Tre concetti, apparentemente correlati, sui quali abbiamo chiesto il parere di un qualificato “esperto”, impegnato sul duplice fronte della ricerca e dell’insegnamento universitario. Questi tre “megatrends” – ci dice il Prof. Savaresi – non sono fra loro incorrelati: ne esiste uno – la tecnologia del veicolo autonomo – che sarà il vero catalizzatore della transizione verso nuovi modelli di mobilità. Questa tecnologia renderà infatti fruibile ed economicamente conveniente l’uso del “car-sharing”. Si ipotizza dei veri e propri “robo-taxi”. Il passaggio ad una mobilità basata su auto pubbliche condivise potrà facilitare e accelerare ulteriormente la transizione verso veicoli elettrici. Il “car-sharing” attuale è infatti fortemente limitato dalla accessibilità e dalla disponibilità di veicoli condivisi. Con i veicoli autonomi è l’auto che viene dal cliente e non il cliente che deve cercare e raggiungere l’auto, ma soprattutto si attua un continua riallocazione ottimale in base alle fasce orarie ed alla zona della città. Un ulteriore vantaggio di questo tipo di mobilità si esprime con una maggiore autonomia dei veicoli e minori tempi di ricarica: una grande flotta di mezzi pubblici può essere gestita in modo smart.

Si consideri inoltre che l’auto senza guidatore non si distrae, non guida in stato di ebbrezza, ha tempi di reazione immediati. Queste macchine non saranno mai ferme nei parcheggi ma continueranno a muoversi. Ma soprattutto in giro ci sarà un decimo delle auto che vediamo oggi.” Come e quando potrà avvenire questo cambiamento epocale della mobilità? Come è noto – ricorda il Prof. Savaresi – , attualmente siamo ancora nelle primissime fasi di sviluppo della tecnologia dell’auto autonoma. È probabile che servano altri 10-15 anni per vedere veicoli con livello di autonomia elevati, acquistabili da chiunque, ed autorizzati a circolare senza limitazioni su strade pubbliche. Arrivati a quel punto, il processo evolutivo, fondamentale per l’umanità e per il pianeta, si svilupperà lungo due percorsi: da un lato la gran parte dei veicoli diventeranno “robo-taxi”, con fruizione pubblica; d’altro lato esisterà una nicchia di veicoli “emozionali”, verosimilmente di proprietà privata, nei quali si enfatizzerà il “piacere di guida”; anche questi veicoli potranno comunque beneficiare (in modo selettivo e re-interpretato) di numerose tecnologie dell’auto autonoma.

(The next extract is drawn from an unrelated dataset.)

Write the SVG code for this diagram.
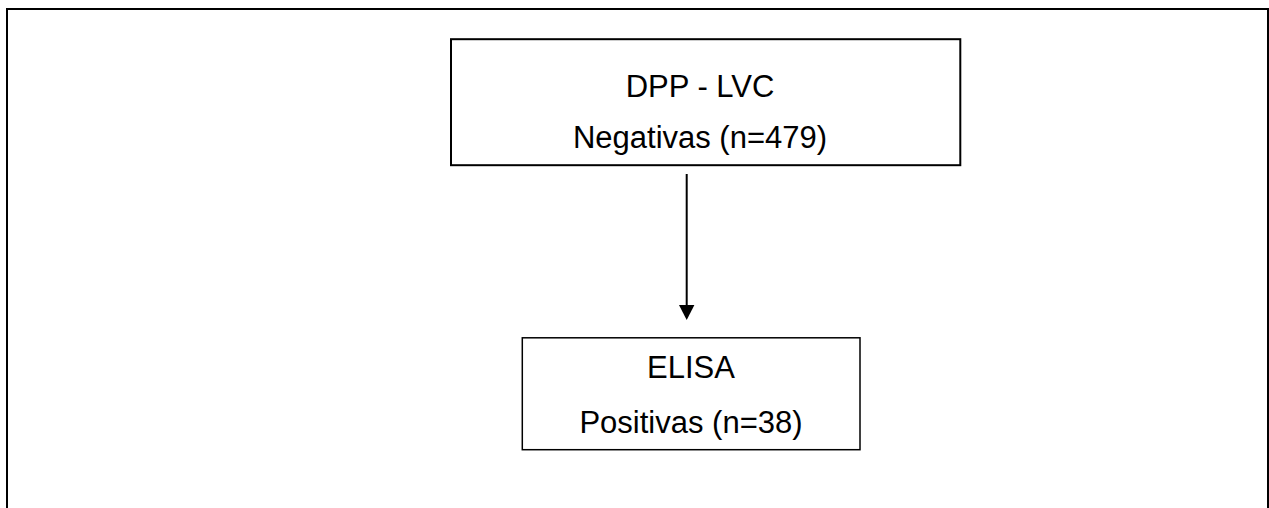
<svg xmlns="http://www.w3.org/2000/svg" width="1269" height="508" viewBox="0 0 1269 508">
  <style>
    .t { font-family: "Liberation Sans", Arial, sans-serif; font-size: 31px; fill: #000; text-anchor: middle; }
    .box { fill: #fff; stroke: #000; }
  </style>
  <defs>
    <marker id="ah" markerWidth="16" markerHeight="15" refX="7.7" refY="15" orient="auto-start-reverse" markerUnits="userSpaceOnUse" viewBox="0 0 15.4 15">
      <path d="M0,0 L15.4,0 L7.7,15 Z" fill="#000"/>
    </marker>
  </defs>
  <rect x="0" y="0" width="1269" height="508" fill="#fff"/>
  <path d="M7,508 V9 H1268 V508" fill="none" stroke="#000" stroke-width="2"/>
  <g id="connectors">
    <line x1="686.7" y1="174" x2="686.7" y2="306" stroke="#000" stroke-width="2"/>
    <polygon points="679,305 694.4,305 686.7,320" fill="#000"/>
  </g>
  <g id="node-dpp">
    <rect class="box" x="451" y="39.2" width="509.3" height="126" stroke-width="2"/>
    <text class="t" x="700" y="97">DPP - LVC</text>
    <text class="t" x="700" y="148.3">Negativas (n=479)</text>
  </g>
  <g id="node-elisa">
    <rect class="box" x="522.3" y="337.8" width="337.7" height="111.9" stroke-width="1.5"/>
    <text class="t" x="691" y="378.3">ELISA</text>
    <text class="t" x="691" y="433.3">Positivas (n=38)</text>
  </g>
</svg>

In ogni caso ritengo che solo quando si realizzerà la “mobilità a servizio” si potrà dare un impulso decisivo all’auto elettrica, che attualmente non è particolarmente adatta per l’uso privato. Perchè? Pensiamo al suo utilizzo: ogni giorno in macchina facciamo una media di 50 chilometri. Ma cerchiamo un’auto con una batteria da 500 km che non useremo mai e spesso difficile da caricare, causa carenze infrastrutturali. In pratica: solo il 20-25% delle auto private si presta veramente per essere elettrica. La rivoluzione della mobilità condivisa porterà cambiamenti epocali anche nell’assetto dell’industria dell’auto: entreranno nuovi attori, ad esempio i colossi della elettronica di consumo e dei servizi digitali. Anche gli attuali fornitori del settore automotive dovranno riconfigurarsi per integrarsi al meglio in una tecnologia di veicolo estremamente più complessa che in passato, dove l’enfasi sarà quasi tutta sulle tecnologie ICT: sistemi di controllo, algoritmi, sistemi di comunicazione, software, sensori, piattaforme di calcolo e così via. È prevedibile infine che la nuova mobilità, come è già avvenuto nel secolo scorso con i motori a combustione, modificherà globalmente anche il mondo industriale e le produzioni. Che saranno finalmente “sostenibili” fin dall’idea di partenza. È una sfida, certamente, ma non possiamo permetterci come umanità di non giocarla!